### GIVEN PROBLEM:
Write out the data below in full, unchanged, minus the images.

________________________

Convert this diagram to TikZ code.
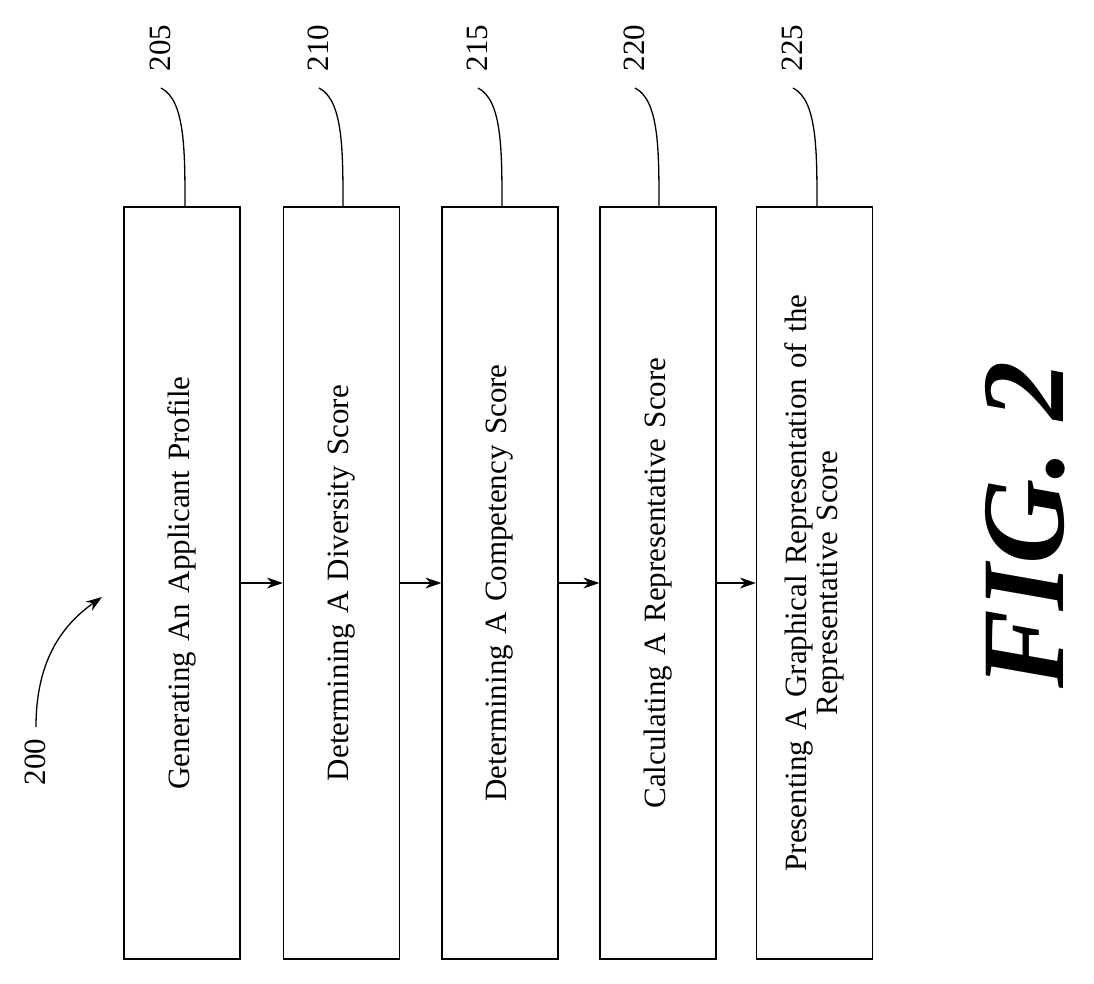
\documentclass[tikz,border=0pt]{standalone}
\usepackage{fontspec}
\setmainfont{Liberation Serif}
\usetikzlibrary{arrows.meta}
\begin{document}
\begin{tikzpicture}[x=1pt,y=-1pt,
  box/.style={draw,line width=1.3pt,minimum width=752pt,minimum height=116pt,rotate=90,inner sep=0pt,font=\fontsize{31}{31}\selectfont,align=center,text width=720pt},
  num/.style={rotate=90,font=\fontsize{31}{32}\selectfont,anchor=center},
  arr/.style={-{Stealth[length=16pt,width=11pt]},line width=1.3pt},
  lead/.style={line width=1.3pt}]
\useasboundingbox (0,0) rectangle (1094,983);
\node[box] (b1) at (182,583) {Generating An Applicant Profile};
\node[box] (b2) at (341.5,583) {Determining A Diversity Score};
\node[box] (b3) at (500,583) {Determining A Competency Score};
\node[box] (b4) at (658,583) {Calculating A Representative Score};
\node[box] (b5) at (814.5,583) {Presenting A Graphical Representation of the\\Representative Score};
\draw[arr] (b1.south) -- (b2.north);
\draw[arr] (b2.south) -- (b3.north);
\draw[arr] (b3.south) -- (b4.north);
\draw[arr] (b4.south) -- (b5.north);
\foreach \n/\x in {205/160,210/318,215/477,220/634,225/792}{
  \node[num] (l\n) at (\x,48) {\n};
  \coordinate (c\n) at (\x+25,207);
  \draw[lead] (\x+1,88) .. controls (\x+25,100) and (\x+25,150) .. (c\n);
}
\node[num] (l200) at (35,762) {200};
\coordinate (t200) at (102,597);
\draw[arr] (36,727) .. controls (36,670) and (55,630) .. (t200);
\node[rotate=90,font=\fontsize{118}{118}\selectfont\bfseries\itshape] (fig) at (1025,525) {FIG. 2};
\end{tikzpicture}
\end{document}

________________________

### ANSWER TO THE PROBLEM:
Convert this diagram to TikZ code.
\documentclass[tikz,border=0pt]{standalone}
\usepackage{fontspec}
\setmainfont{Liberation Serif}
\usetikzlibrary{arrows.meta}
\begin{document}
\begin{tikzpicture}[x=1pt,y=-1pt,
  box/.style={draw,line width=1.3pt,minimum width=752pt,minimum height=116pt,rotate=90,inner sep=0pt,font=\fontsize{31}{31}\selectfont,align=center,text width=720pt},
  num/.style={rotate=90,font=\fontsize{31}{32}\selectfont,anchor=center},
  arr/.style={-{Stealth[length=16pt,width=11pt]},line width=1.3pt},
  lead/.style={line width=1.3pt}]
\useasboundingbox (0,0) rectangle (1094,983);
\node[box] (b1) at (182,583) {Generating An Applicant Profile};
\node[box] (b2) at (341.5,583) {Determining A Diversity Score};
\node[box] (b3) at (500,583) {Determining A Competency Score};
\node[box] (b4) at (658,583) {Calculating A Representative Score};
\node[box] (b5) at (814.5,583) {Presenting A Graphical Representation of the\\Representative Score};
\draw[arr] (b1.south) -- (b2.north);
\draw[arr] (b2.south) -- (b3.north);
\draw[arr] (b3.south) -- (b4.north);
\draw[arr] (b4.south) -- (b5.north);
\foreach \n/\x in {205/160,210/318,215/477,220/634,225/792}{
  \node[num] (l\n) at (\x,48) {\n};
  \coordinate (c\n) at (\x+25,207);
  \draw[lead] (\x+1,88) .. controls (\x+25,100) and (\x+25,150) .. (c\n);
}
\node[num] (l200) at (35,762) {200};
\coordinate (t200) at (102,597);
\draw[arr] (36,727) .. controls (36,670) and (55,630) .. (t200);
\node[rotate=90,font=\fontsize{118}{118}\selectfont\bfseries\itshape] (fig) at (1025,525) {FIG. 2};
\end{tikzpicture}
\end{document}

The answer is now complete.